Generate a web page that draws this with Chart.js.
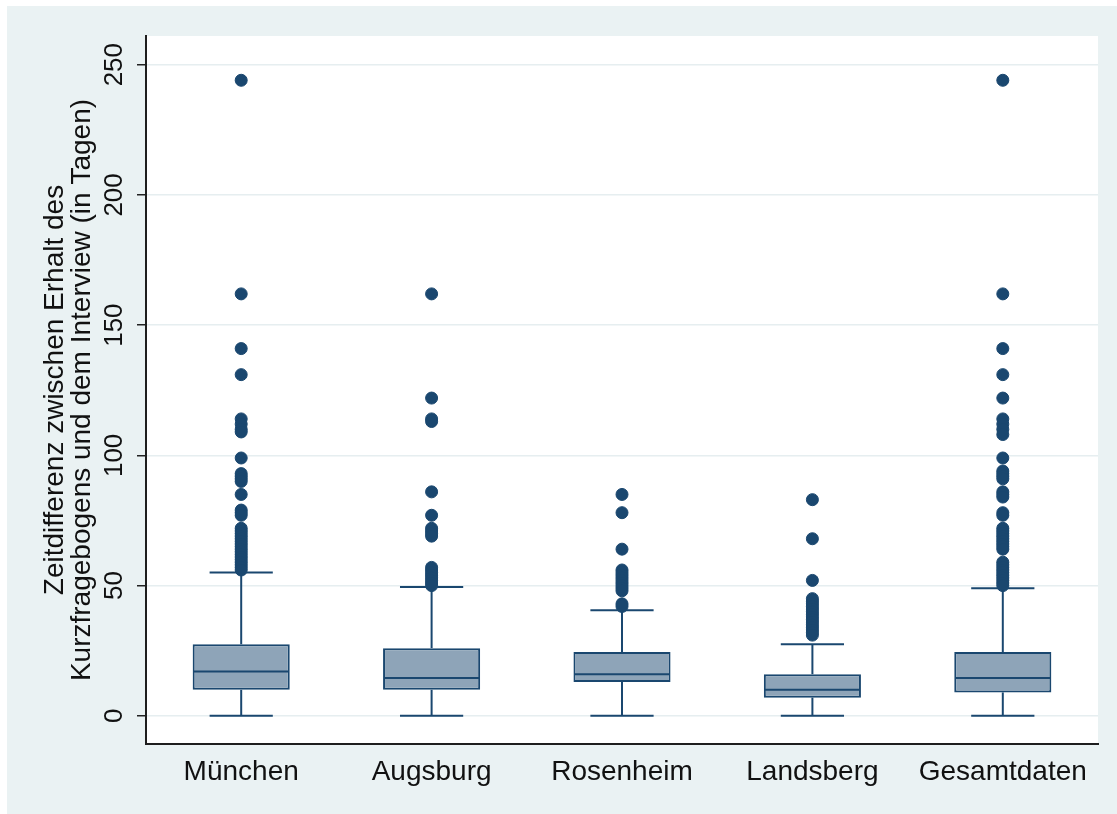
<!DOCTYPE html>
<html>
<head>
<meta charset="utf-8">
<title>Zeitdifferenz Kurzfragebogen / Interview</title>
<script src="https://cdn.jsdelivr.net/npm/chart.js@4.4.0/dist/chart.umd.js"></script>
<style>
  html, body { margin: 0; padding: 0; background: #fff; }
</style>
</head>
<body>
<canvas id="chart" width="1117" height="814"></canvas>
<script>
// values
const categories = ['München', 'Augsburg', 'Rosenheim', 'Landsberg', 'Gesamtdaten'];
const q1 = [10, 10, 13, 7, 9];
const median = [17, 14.5, 16, 10, 14.5];
const q3 = [27.5, 26, 24.5, 16, 24.5];
const whiskerLow = [0, 0, 0, 0, 0];
const whiskerHigh = [55, 49.5, 40.5, 27.5, 49];

const outliersMuenchen = [244, 162, 141, 131, 114, 112, 110, 109, 99, 93, 92, 91, 90, 85, 79, 78, 77,
  72, 71, 70, 69, 68, 67, 66, 65, 64, 63, 62, 61, 60, 59, 58, 57, 56];
const outliersAugsburg = [162, 122, 114, 113, 86, 77, 72, 71, 70, 69, 57, 56, 55, 54, 53, 52, 51, 50];
const outliersRosenheim = [85, 78, 64, 56, 55, 54, 53, 52, 51, 50, 49, 48, 43, 42];
const outliersLandsberg = [83, 68, 52, 45, 44, 43, 42, 41, 40, 39, 38, 37, 36, 35, 34, 33, 32, 31];
const outliersGesamt = [244, 162, 141, 131, 122, 114, 112, 110, 108, 99, 94, 93, 92, 91, 86, 85, 84, 78, 77,
  72, 71, 70, 69, 68, 67, 66, 65, 64, 59, 58, 57, 56, 55, 54, 53, 52, 51, 50];
const outliers = [outliersMuenchen, outliersAugsburg, outliersRosenheim, outliersLandsberg, outliersGesamt];

const yTicks = [0, 50, 100, 150, 200, 250];
const yMin = -10.8;
const yMax = 261;
const yTitleLines = ['Zeitdifferenz zwischen Erhalt des', 'Kurzfragebogens und dem Interview (in Tagen)'];

const FONT = "'Liberation Sans', Arial, sans-serif";
const NAVY = '#1a476f';

// outlier points as {x: category, y: value}
const outlierPoints = [];
outliers.forEach((list, i) => {
  list.forEach(v => outlierPoints.push({ x: categories[i], y: v }));
});

const boxParts = {
  id: 'boxParts',
  beforeDraw(chart) {
    const { ctx, chartArea: a, width, height } = chart;
    ctx.save();
    ctx.fillStyle = '#ffffff';
    ctx.fillRect(0, 0, width, height);
    ctx.fillStyle = '#eaf2f3';
    ctx.fillRect(7, 6, width - 7, height - 6);
    ctx.fillStyle = '#ffffff';
    ctx.fillRect(a.left, a.top, a.right - a.left, a.bottom - a.top);
    ctx.restore();
  },
  afterDatasetDraw(chart, args) {
    if (args.index !== 1) return;
    const { ctx } = chart;
    const xs = chart.scales.x;
    const ys = chart.scales.y;
    const step = xs.getPixelForValue(1) - xs.getPixelForValue(0);
    const cap = step * 0.166;
    const bars = chart.getDatasetMeta(1).data;
    ctx.save();
    ctx.strokeStyle = NAVY;
    ctx.lineWidth = 2;
    const line = (x1, y1, x2, y2) => {
      ctx.beginPath();
      ctx.moveTo(x1, y1);
      ctx.lineTo(x2, y2);
      ctx.stroke();
    };
    categories.forEach((c, i) => {
      const cx = xs.getPixelForValue(i);
      const yHi = ys.getPixelForValue(whiskerHigh[i]);
      const yLo = ys.getPixelForValue(whiskerLow[i]);
      line(cx, ys.getPixelForValue(q3[i]), cx, yHi);
      line(cx - cap, yHi, cx + cap, yHi);
      line(cx, ys.getPixelForValue(q1[i]), cx, yLo);
      line(cx - cap, yLo, cx + cap, yLo);
      const half = bars[i].width / 2;
      const ym = ys.getPixelForValue(median[i]);
      line(cx - half + 1, ym, cx + half - 1, ym);
    });
    ctx.restore();
  },
  afterDraw(chart) {
    const { ctx, chartArea: a } = chart;
    const ys = chart.scales.y;
    ctx.save();
    ctx.fillStyle = '#111';
    ctx.textAlign = 'center';
    ctx.textBaseline = 'alphabetic';

    // rotated y tick labels
    ctx.font = '26px ' + FONT;
    yTicks.forEach(v => {
      ctx.save();
      ctx.translate(122, ys.getPixelForValue(v));
      ctx.rotate(-Math.PI / 2);
      ctx.fillText(String(v), 0, 0);
      ctx.restore();
    });

    // y axis title, two lines
    ctx.font = '28px ' + FONT;
    const cy = (a.top + a.bottom) / 2;
    const baselines = [63, 90];
    yTitleLines.forEach((t, k) => {
      ctx.save();
      ctx.translate(baselines[k], cy);
      ctx.rotate(-Math.PI / 2);
      ctx.fillText(t, 0, 0);
      ctx.restore();
    });
    ctx.restore();
  }
};

new Chart(document.getElementById('chart'), {
  data: {
    labels: categories,
    datasets: [
      {
        type: 'line',
        label: 'Ausreißer',
        data: outlierPoints,
        showLine: false,
        pointRadius: 6,
        pointBorderWidth: 1,
        pointBackgroundColor: NAVY,
        pointBorderColor: NAVY
      },
      {
        type: 'bar',
        label: 'Interquartilsabstand',
        data: categories.map((c, i) => [q1[i], q3[i]]),
        backgroundColor: '#8ea4b8',
        borderColor: NAVY,
        borderWidth: 2,
        borderSkipped: false,
        barPercentage: 0.51,
        categoryPercentage: 1
      }
    ]
  },
  options: {
    responsive: false,
    animation: false,
    events: [],
    layout: { padding: { left: 7, top: 36, right: 19, bottom: 0 } },
    plugins: {
      legend: { display: false },
      tooltip: { enabled: false }
    },
    scales: {
      x: {
        type: 'category',
        offset: true,
        grid: { display: false, drawTicks: false },
        border: { display: true, color: '#1e1e1e', width: 2 },
        ticks: {
          font: { family: FONT, size: 28 },
          color: '#111',
          padding: 11,
          maxRotation: 0,
          autoSkip: false
        },
        afterFit(scale) { scale.height = 70; }
      },
      y: {
        type: 'linear',
        min: yMin,
        max: yMax,
        afterBuildTicks(scale) { scale.ticks = yTicks.map(v => ({ value: v })); },
        grid: {
          color: '#e6eef0',
          lineWidth: 1.5,
          drawTicks: true,
          tickLength: 9,
          tickColor: '#222',
          tickWidth: 1.5
        },
        border: { display: true, color: '#1e1e1e', width: 2 },
        ticks: { display: false },
        afterFit(scale) { scale.width = 139; }
      }
    }
  },
  plugins: [boxParts]
});
</script>
</body>
</html>
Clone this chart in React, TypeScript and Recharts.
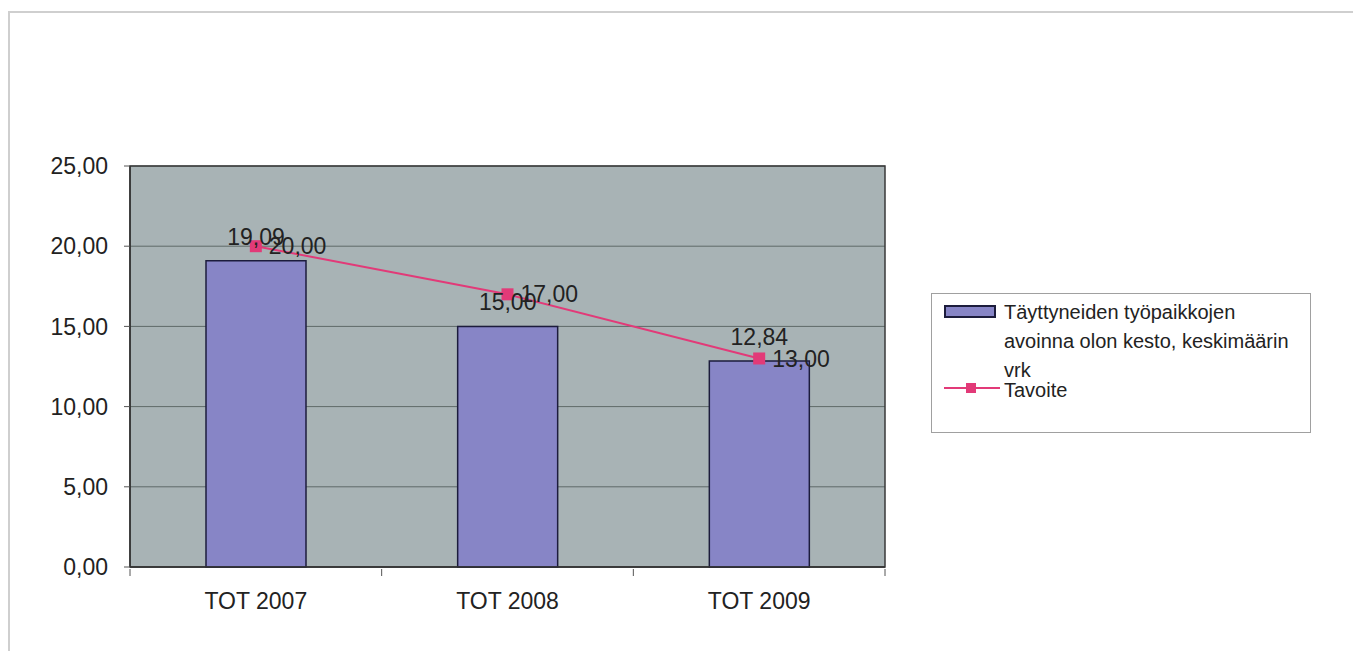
import React from "react";
import {
  ComposedChart,
  Bar,
  Line,
  XAxis,
  YAxis,
  CartesianGrid,
  LabelList,
  ReferenceArea,
} from "recharts";

const categories = ["TOT 2007", "TOT 2008", "TOT 2009"];
const durationValues = [19.09, 15.0, 12.84];
const targetValues = [20.0, 17.0, 13.0];
const yTicks = [0, 5, 10, 15, 20, 25];
const barSeriesNameLines = ["Täyttyneiden työpaikkojen", "avoinna olon kesto, keskimäärin", "vrk"];
const barSeriesName = barSeriesNameLines.join(" ");
const lineSeriesName = "Tavoite";

const data = categories.map((c, i) => ({
  name: c,
  duration: durationValues[i],
  target: targetValues[i],
}));

const FONT = '"Liberation Sans", Arial, sans-serif';
const BAR_FILL = "#8785C6";
const BAR_STROKE = "#1c1c3c";
const LINE_COLOR = "#E23A78";
const TEXT = "#222";
const FS = 23;

const fmt = (v: any) => Number(v).toFixed(2).replace(".", ",");

const SquareDot = (props: any) => {
  const { cx, cy } = props;
  if (cx == null || cy == null) return null;
  return <rect x={cx - 6} y={cy - 6} width={12} height={12} fill={LINE_COLOR} />;
};

const XTick = (props: any) => {
  const { x, y, payload, index, width, visibleTicksCount } = props;
  const band = (width || 755) / (visibleTicksCount || 3);
  const half = band / 2;
  return (
    <g>
      {index === 0 && (
        <line x1={x - half} x2={x - half} y1={y - 6} y2={y + 1} stroke="#555" strokeWidth={1} />
      )}
      <line x1={x + half} x2={x + half} y1={y - 6} y2={y + 1} stroke="#555" strokeWidth={1} />
      <text
        x={x}
        y={y + 26}
        textAnchor="middle"
        dominantBaseline="central"
        fontSize={FS}
        fontFamily={FONT}
        fill={TEXT}
      >
        {payload.value}
      </text>
    </g>
  );
};

export default function App() {
  return (
    <div style={{ position: "relative", width: 1350, height: 643, fontFamily: FONT }}>
      <div
        style={{
          position: "absolute",
          left: 0,
          top: 3,
          width: 1348,
          height: 660,
          border: "2px solid #cfcfcf",
          boxSizing: "border-box",
        }}
      />
      <div style={{ position: "absolute", left: 0, top: 0 }}>
        <ComposedChart
          width={1345}
          height={640}
          data={data}
          margin={{ top: 158, right: 468, bottom: 51, left: 52 }}
          barCategoryGap="30%"
        >
          <CartesianGrid
            vertical={false}
            stroke="#5f6a68"
            strokeWidth={1}
            fill="#A8B3B5"
            fillOpacity={1}
          />
          <ReferenceArea y1={0} y2={25} fill="none" stroke="#3a3a3a" strokeWidth={1.5} ifOverflow="visible" />
          <XAxis
            dataKey="name"
            axisLine={{ stroke: "#333", strokeWidth: 1.5 }}
            tickLine={false}
            tick={<XTick />}
            interval={0}
          />
          <YAxis
            domain={[0, 25]}
            ticks={yTicks}
            width={70}
            tickFormatter={fmt}
            tick={{ fontSize: FS, fill: TEXT, fontFamily: FONT }}
            tickSize={6}
            tickMargin={16}
            tickLine={{ stroke: "#555" }}
            axisLine={{ stroke: "#333", strokeWidth: 1.5 }}
            interval={0}
          />
          <Bar
            dataKey="duration"
            name={barSeriesName}
            fill={BAR_FILL}
            stroke={BAR_STROKE}
            strokeWidth={1.5}
            barSize={100}
            isAnimationActive={false}
          >
            <LabelList
              dataKey="duration"
              position="top"
              offset={16}
              formatter={fmt}
              fontSize={FS}
              fill={TEXT}
              fontFamily={FONT}
            />
          </Bar>
          <Line
            dataKey="target"
            name={lineSeriesName}
            stroke={LINE_COLOR}
            strokeWidth={2}
            dot={<SquareDot />}
            activeDot={false}
            isAnimationActive={false}
          >
            <LabelList
              dataKey="target"
              position="right"
              offset={13}
              formatter={fmt}
              fontSize={FS}
              fill={TEXT}
              fontFamily={FONT}
            />
          </Line>
        </ComposedChart>
      </div>
      <div
        style={{
          position: "absolute",
          left: 923,
          top: 285,
          width: 380,
          height: 140,
          border: "1.5px solid #a0a0a0",
          boxSizing: "border-box",
          background: "#fff",
        }}
      >
        <div
          style={{
            position: "absolute",
            left: 12,
            top: 11,
            width: 52,
            height: 13,
            background: BAR_FILL,
            border: `2px solid ${BAR_STROKE}`,
            boxSizing: "border-box",
          }}
        />
        {barSeriesNameLines.map((l, i) => (
          <div
            key={i}
            style={{
              position: "absolute",
              left: 72,
              top: 7 + i * 29,
              fontSize: 20,
              lineHeight: "22px",
              color: TEXT,
              whiteSpace: "nowrap",
            }}
          >
            {l}
          </div>
        ))}
        <svg style={{ position: "absolute", left: 12, top: 87 }} width={56} height={14}>
          <line x1={0} x2={56} y1={7} y2={7} stroke={LINE_COLOR} strokeWidth={2} />
          <rect x={22} y={2} width={10} height={10} fill={LINE_COLOR} />
        </svg>
        <div
          style={{
            position: "absolute",
            left: 72,
            top: 86,
            fontSize: 20,
            lineHeight: "20px",
            color: TEXT,
          }}
        >
          {lineSeriesName}
        </div>
      </div>
    </div>
  );
}
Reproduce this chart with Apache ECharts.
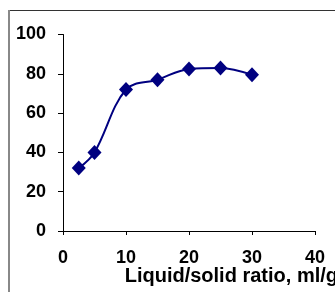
<!DOCTYPE html>
<html>
<head>
<meta charset="utf-8">
<script src="https://cdn.jsdelivr.net/npm/echarts@6/dist/echarts.min.js"></script>
<style>
  html, body { margin: 0; padding: 0; background: #fff; }
  #chart { width: 335px; height: 292px; }
</style>
</head>
<body>
<div id="chart"></div>
<script>
// liquid/solid ratio (ml/g) vs yield
var ratios = [2.5, 5, 10, 15, 20, 25, 30];
var yields = [32, 40, 72, 77, 82.5, 83, 79.5];
var xTicks = [0, 10, 20, 30, 40];
var yTicks = [0, 20, 40, 60, 80, 100];

var points = ratios.map(function (r, i) { return [r, yields[i]]; });
var font = "Liberation Sans, Arial, sans-serif";

var chart = echarts.init(document.getElementById("chart"));
chart.setOption({
  animation: false,
  grid: { left: 63, right: 20, top: 34.5, bottom: 61, outerBoundsMode: "none", containLabel: false },
  graphic: [
    // outer frame (top + left only visible)
    { type: "line", shape: { x1: 9, y1: 10.5, x2: 335, y2: 10.5 }, style: { stroke: "#333", lineWidth: 1 } },
    { type: "line", shape: { x1: 9, y1: 10, x2: 9, y2: 292 }, style: { stroke: "#888", lineWidth: 2 } }
  ],
  xAxis: {
    type: "value",
    min: xTicks[0],
    max: xTicks[xTicks.length - 1],
    interval: 10,
    name: "Liquid/solid ratio, ml/g",
    nameLocation: "end",
    nameGap: 23,
    nameMoveOverlap: false,
    nameTextStyle: {
      fontFamily: font, fontWeight: "bold", fontSize: 20, color: "#000",
      align: "right", verticalAlign: "top", padding: [35, 0, 0, 0]
    },
    axisLine: { lineStyle: { color: "#000", width: 1 } },
    axisTick: { show: true, length: 4, lineStyle: { color: "#000" } },
    axisLabel: { fontFamily: font, fontWeight: "bold", fontSize: 18, color: "#000", margin: 18 },
    splitLine: { show: false }
  },
  yAxis: {
    type: "value",
    min: yTicks[0],
    max: yTicks[yTicks.length - 1],
    interval: 20,
    axisLine: { show: true, lineStyle: { color: "#000", width: 1 } },
    axisTick: { show: true, length: 5, lineStyle: { color: "#000" } },
    axisLabel: { fontFamily: font, fontWeight: "bold", fontSize: 18, color: "#000", margin: 17 },
    splitLine: { show: false }
  },
  series: [
    {
      type: "line",
      data: points,
      smooth: 0.35,
      symbol: "diamond",
      symbolSize: [14, 15],
      lineStyle: { color: "#000080", width: 2 },
      itemStyle: { color: "#000080" }
    }
  ]
});
</script>
</body>
</html>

◆ **The request**
Filter lines by "with" and return each hit.

◆ **Solution to this task**
Generate a web page that draws this with Chart.js.
Reproduce this chart with Apache ECharts.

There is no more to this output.